Just some friendly advice about doing precise measuring of bullets/balls:
When measuring excavated lead bullets or balls, we must take the lead-oxide encrustation ("patina") thickness into account. (Remember, you are measuring two layers of it, one layer on each side of the bullet (or ball). Fairly thin patina can add .005-inch, "moderate" patina adds about .01-inch, and heavy patina can add as much as .02-inch the bullet/ball's original diameter. That is why some excavated civil war bullets measure .585-inch, which wouldn't fit down the barrel of a .58-caliber rifle. (By the way, there was no .59-caliber rifle.)
The two smaller balls in the photo show heavy lead-oxide patina. I'd subtract .02-inch from the measurement you got.

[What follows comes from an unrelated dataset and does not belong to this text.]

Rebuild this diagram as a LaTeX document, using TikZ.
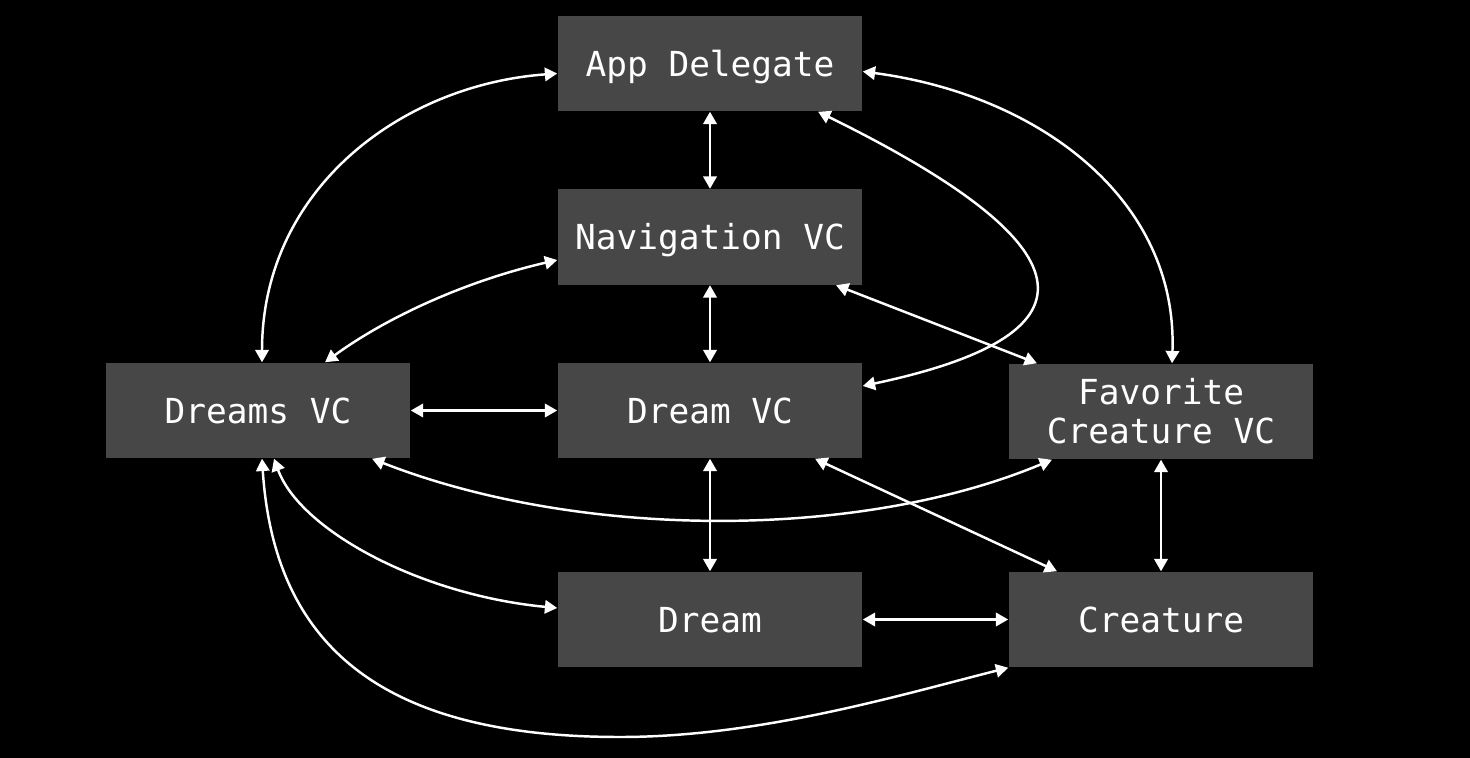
\documentclass[tikz,border=0pt]{standalone}
\usepackage{fontspec}
\setmonofont{DejaVu Sans Mono}
\usetikzlibrary{arrows.meta}
\definecolor{boxgrey}{HTML}{474747}
\tikzset{
  box/.style = {fill = boxgrey, text = white, minimum width = 3.04cm, minimum height = 0.95cm,
    inner sep = 0pt, align = center, text height = 7.2pt, text depth = 0pt,
    font = \ttfamily\fontsize{9.8pt}{11.1pt}\selectfont},
  link/.style = {draw = white, line width = 0.7pt,
    {Triangle[length=3.5pt,width=3.8pt]}-{Triangle[length=3.5pt,width=3.8pt]}}
}
\begin{document}
\begin{tikzpicture}[x = 0.01cm, y = -0.01cm]
\fill[black] (0, 0) rectangle (1470, 758);
% boxes
\node[box] (app) at (710, 63.5) {App Delegate};
\node[box] (nav) at (710, 237) {Navigation VC};
\node[box] (dreams) at (258, 410.5) {Dreams VC};
\node[box] (dreamvc) at (710, 410.5) {Dream VC};
\node[box, text height = {}, text depth = {}] (fav) at (1161, 411.5) {Favorite\\Creature VC};
\node[box] (dream) at (710, 619.5) {Dream};
\node[box] (creature) at (1161, 619.5) {Creature};
% straight links
\draw[link] (app) -- (nav);
\draw[link] (nav) -- (dreamvc);
\draw[link] (dreamvc) -- (dream);
\draw[link] (dreams) -- (dreamvc);
\draw[link] (dream) -- (creature);
\draw[link] (fav) -- (creature);
\draw[link] ([xshift = 1.26cm]nav.south) -- ([xshift = -1.24cm]fav.north);
\draw[link] ([xshift = 1.05cm]dreamvc.south) -- ([xshift = -1.04cm]creature.north);
% curved links
\draw[link] ([yshift = -0.1cm]app.west) .. controls (400, 85) and (262, 190) .. ([xshift = 0.04cm]dreams.north);
\draw[link] ([yshift = -0.08cm]app.east) .. controls (1040, 95) and (1178, 200) .. ([xshift = 0.11cm]fav.north);
\draw[link] ([yshift = -0.23cm]nav.west) .. controls (470, 280) and (390, 315) .. ([xshift = 0.67cm]dreams.north);
\draw[link] ([xshift = 1.08cm]app.south) .. controls (1120, 260) and (1080, 340) .. ([yshift = 0.245cm]dreamvc.east);
\draw[link] ([xshift = 1.14cm]dreams.south) .. controls (580, 540) and (860, 540) .. ([xshift = -1.09cm]fav.south);
\draw[link] ([xshift = 0.16cm]dreams.south) .. controls (300, 530) and (420, 595) .. ([yshift = 0.115cm]dream.west);
\draw[link] ([xshift = 0.04cm]dreams.south) .. controls (275, 660) and (400, 737) .. (620, 737)
  .. controls (760, 737) and (900, 695) .. (creature.south west);
\end{tikzpicture}
\end{document}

When measuring a fired cylindrical bullet (for rifles and pistols), we must take into account the thickness of the rifling-ridges made by the rifling-grooves in the gunbarrel, if the fired bullet shows them. Rifling-ridges can add as much as .02 to .03-inch to a bullet's original diameter.
Also, it's helpful to measure the ball in more than one direction, to detect whether it is out-of-round. If there's more than a VERY slight difference in the measurments you get, the ball is out-of-round and therefore is very unlikely to be a musketball/pistolball. Like cannonballs, those projectiles were very carefullly manufactured to be perfectly round, so they wouldn't jam inside the gunbarrel during loading or firing.